After training by myself for a few months, I started running with friends for parts of my long weekend runs, and then eventually a group of us formed a casual run club here at Thrive Market. I have to admit, the idea of running with other people was terrifying. What if I’m too slow? What if I run like an idiot? What if I trip over my giant feet and they laugh at me? But it was so much more fun than I thought. You laugh, you get sweaty, I still kind of run like an idiot, and sometimes you have a crappy run and you DO trip over your big feet, but in the end you just have a good time.
Plus, it held me accountable. There were definitely days that I didn’t want to go train: I was tired, my legs hurt, or I felt like I had too much to do. But then someone from run club would head to my desk and cajole me into lacing up my sneaks, and as soon as we hit the pavement whatever had kept me from running sort of melted away.
Finally, the big day arrived. It was time to run the Chicago Marathon.

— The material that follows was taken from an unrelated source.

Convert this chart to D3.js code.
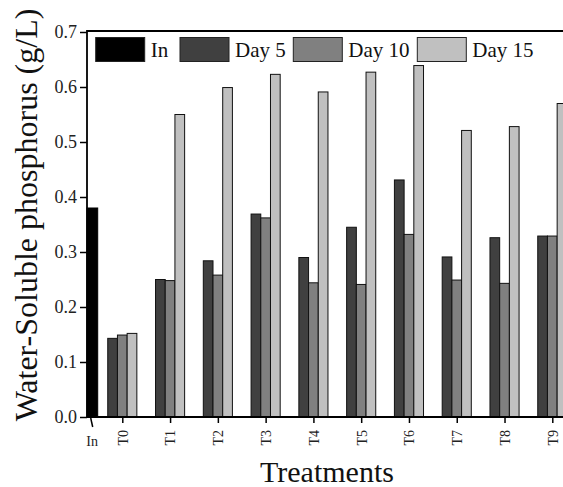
<!DOCTYPE html>
<html>
<head>
<meta charset="utf-8">
<script src="https://cdn.jsdelivr.net/npm/d3@7"></script>
<style>
  body { margin: 0; background: #fff; }
  svg { display: block; font-family: "Liberation Serif", "Times New Roman", serif; }
</style>
</head>
<body>
<div class="chart"></div>
<script>
// values
var treatments = ["T0", "T1", "T2", "T3", "T4", "T5", "T6", "T7", "T8", "T9"];
var inValue = 0.38;
var day5  = [0.143, 0.250, 0.284, 0.369, 0.290, 0.345, 0.431, 0.291, 0.326, 0.329];
var day10 = [0.149, 0.248, 0.258, 0.362, 0.244, 0.241, 0.332, 0.249, 0.243, 0.329];
var day15 = [0.152, 0.550, 0.599, 0.623, 0.591, 0.627, 0.639, 0.521, 0.528, 0.570];
var yTicks = [0, 0.1, 0.2, 0.3, 0.4, 0.5, 0.6, 0.7];
var seriesNames = ["In", "Day 5", "Day 10", "Day 15"];
var seriesColors = ["#000000", "#404040", "#808080", "#c0c0c0"];

var width = 563, height = 487;
var plotLeft = 87, plotTop = 31, plotBottom = 417, plotRight = 600;

var svg = d3.select(".chart").append("svg")
    .attr("width", width)
    .attr("height", height);

var y = d3.scaleLinear().domain([0, 0.7]).range([plotBottom, plotTop + 1]);
// treatments sit on an index scale, "In" is squeezed in just right of the axis
var x = d3.scaleLinear().domain([0, treatments.length - 1]).range([122.3, 552.3]);
var inPos = -0.63;
var barW = 9.7;

/*************  bars ***************/
var series = [day5, day10, day15];
var groups = svg.append("g").attr("class", "bars");
series.forEach(function(vals, s) {
    groups.selectAll(".bar-" + s)
        .data(vals)
        .enter().append("rect")
        .attr("class", "bar-" + s)
        .attr("x", function(d, i) { return x(i) + (s - 1.5) * barW; })
        .attr("y", function(d) { return y(d); })
        .attr("width", barW)
        .attr("height", function(d) { return y(0) - y(d); })
        .attr("fill", seriesColors[s + 1])
        .attr("stroke", "#111")
        .attr("stroke-width", 1);
});

groups.append("rect")
    .attr("x", plotLeft)
    .attr("y", y(inValue))
    .attr("width", x(inPos) + 5.5 - plotLeft)
    .attr("height", y(0) - y(inValue))
    .attr("fill", seriesColors[0])
    .attr("stroke", "#000");

/*************  frame + axes ***************/
svg.append("path")
    .attr("d", "M" + plotRight + "," + plotTop + "H" + plotLeft + "V" + plotBottom + "H" + plotRight)
    .attr("fill", "none")
    .attr("stroke", "#000")
    .attr("stroke-width", 1.8);

var yAxis = svg.append("g")
    .attr("transform", "translate(" + plotLeft + ",0)")
    .call(d3.axisLeft(y).tickValues(yTicks).tickSize(7).tickPadding(3)
        .tickFormat(d3.format(".1f")));
yAxis.select(".domain").remove();
yAxis.selectAll("line").attr("stroke-width", 1.5);
yAxis.selectAll("text")
    .attr("font-family", "Liberation Serif")
    .attr("font-size", 18)
    .attr("fill", "#222");

var xAxis = svg.append("g")
    .attr("transform", "translate(0," + plotBottom + ")")
    .call(d3.axisBottom(x).tickValues(d3.range(treatments.length)).tickSize(6)
        .tickFormat(function(d) { return treatments[d]; }));
xAxis.select(".domain").remove();
xAxis.selectAll("line").attr("stroke-width", 1.5);
xAxis.selectAll("text")
    .attr("font-family", "Liberation Serif")
    .attr("font-size", 14)
    .attr("fill", "#222")
    .attr("text-anchor", "end")
    .attr("dy", "0.35em")
    .attr("transform", "translate(0,13) rotate(-90)")
    .attr("y", 0)
    .attr("x", 0);

// the odd slanted "In" tick
svg.append("line")
    .attr("x1", x(inPos) - 1.5).attr("y1", plotBottom + 1)
    .attr("x2", x(inPos) + 0.5).attr("y2", plotBottom + 10)
    .attr("stroke", "#000")
    .attr("stroke-width", 1.5);
svg.append("text")
    .attr("x", x(inPos))
    .attr("y", 446)
    .attr("text-anchor", "middle")
    .attr("font-size", 14)
    .attr("fill", "#222")
    .text("In");

/*************  titles ***************/
svg.append("text")
    .attr("transform", "translate(37,215) rotate(-90)")
    .attr("text-anchor", "middle")
    .attr("font-size", 32)
    .attr("fill", "#111")
    .text("Water-Soluble phosphorus (g/L)");

svg.append("text")
    .attr("x", 327)
    .attr("y", 482)
    .attr("text-anchor", "middle")
    .attr("font-size", 30)
    .attr("fill", "#111")
    .text("Treatments");

/*************  legend ***************/
var legendX = [95.7, 180, 293.3, 417.3];
var legend = svg.append("g").attr("class", "legend")
    .selectAll("g")
    .data(seriesNames)
    .enter().append("g")
    .attr("transform", function(d, i) { return "translate(" + legendX[i] + ",37.5)"; });
legend.append("rect")
    .attr("width", 49)
    .attr("height", 24)
    .attr("fill", function(d, i) { return seriesColors[i]; })
    .attr("stroke", "#222")
    .attr("stroke-width", 1);
legend.append("text")
    .attr("x", 55)
    .attr("y", 19)
    .attr("font-size", 21)
    .attr("fill", "#111")
    .text(function(d) { return d; });
</script>
</body>
</html>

Armed with Honey Stinger Chews (pomegranate flavor, duh), water, and my headphones, I was a ball of nervous energy at the start line. The Chicago skyline is beautiful when the sun glints off the high rise buildings, and it’s pretty inspiring to see the city draped in golden light right before you basically kill yourself trying to run 26.2 miles through its historic neighborhoods. It’s amazing to look back at a sea of runners pacing, stretching, and fidgeting with one goal in mind—finish this race.
And then we’re off. It. Is. Happening. The spectators lining the first five miles were unbelievable. I actually laughed out loud reading the funny signs that people hold up. (My fave? "If the Cubs can get this far, you can finish a marathon!") I saw my family with a huge yellow sign at mile two and was able to throw them a high-five, and then one of my best friends at mile 10. Having people I cared about on the course made all the difference in my race—for me, I needed the assurance that someone would be there just in case I needed them for a boost of energy or encouragement.
The middle miles are kind of a blur. They felt pretty good, and I had an awesome playlist which made running that much more fun. Towards the end, things got trickier.
Optimal race weather is somewhere between 60 and 65 degrees, with overcast skies and maybe a light breeze. Chicago had an unseasonably beautiful race day—temps got up to 80 degrees, and it was super sunny and bright. Good news for those cheering the runners, bad news for those running.
People start to hit "the wall" around mile 20, and in general the pace slows down. This is the spot where many people stop and can’t continue in most long races, but the hot weather didn't do runners any favors. Even though I felt pretty good, when I saw my family at mile 21 it gave me the extra push I needed to keep going. Around mile 23, I really started to feel the heat—my feet were really hurting, I was thirsty and hot, and I felt my body slow down even though I didn’t want it to. The very idea of picking up my speed seemed impossible, and running three more miles sounded like torture.
Luckily I was carrying my phone, and I saw a stream of messages come in. Friends, family, the Thrive Market Run Club crew! Everyone was digitally cheering for me via text or email. At the point where I almost considered walking, seeing texts with the tiny emoji running guy and confetti quite literally spurred me forward.
I finally got the to the last few miles, and the energy of the crowd is incredible. Their cheers and joy buoy your spirits, and then I saw the finish line in site. The mile markers that dot the course turn into a visual countdown—800 meters, 400 meters, 200 meters, 100 meters to the finish! Nothing could wipe the grin from my face during those last two miles—I almost couldn't believe that I was about to finish my first marathon.
Crossing the finish line was the greatest thing. They keep it closed off from any spectators, so it’s pretty much just the participants and volunteers. You keep walking after you pass through the finish (read: hobbling slowly) and volunteers give you water, beer (!), and then eventually your medal.
After that, it’s a big party. Everyone is happy it’s over and excited that they finished and high on endorphins—it’s fantastic! Plus, after expending over 2,600 calories during the marathon, you pretty much get to eat whatever you want. It’s a win-win.
Even though there were a few times during the race that I thought to myself, “I’m NEVER doing this again!”, only 48 hours later, I was already itching to start training for another. Anybody up for the L.A. Marathon?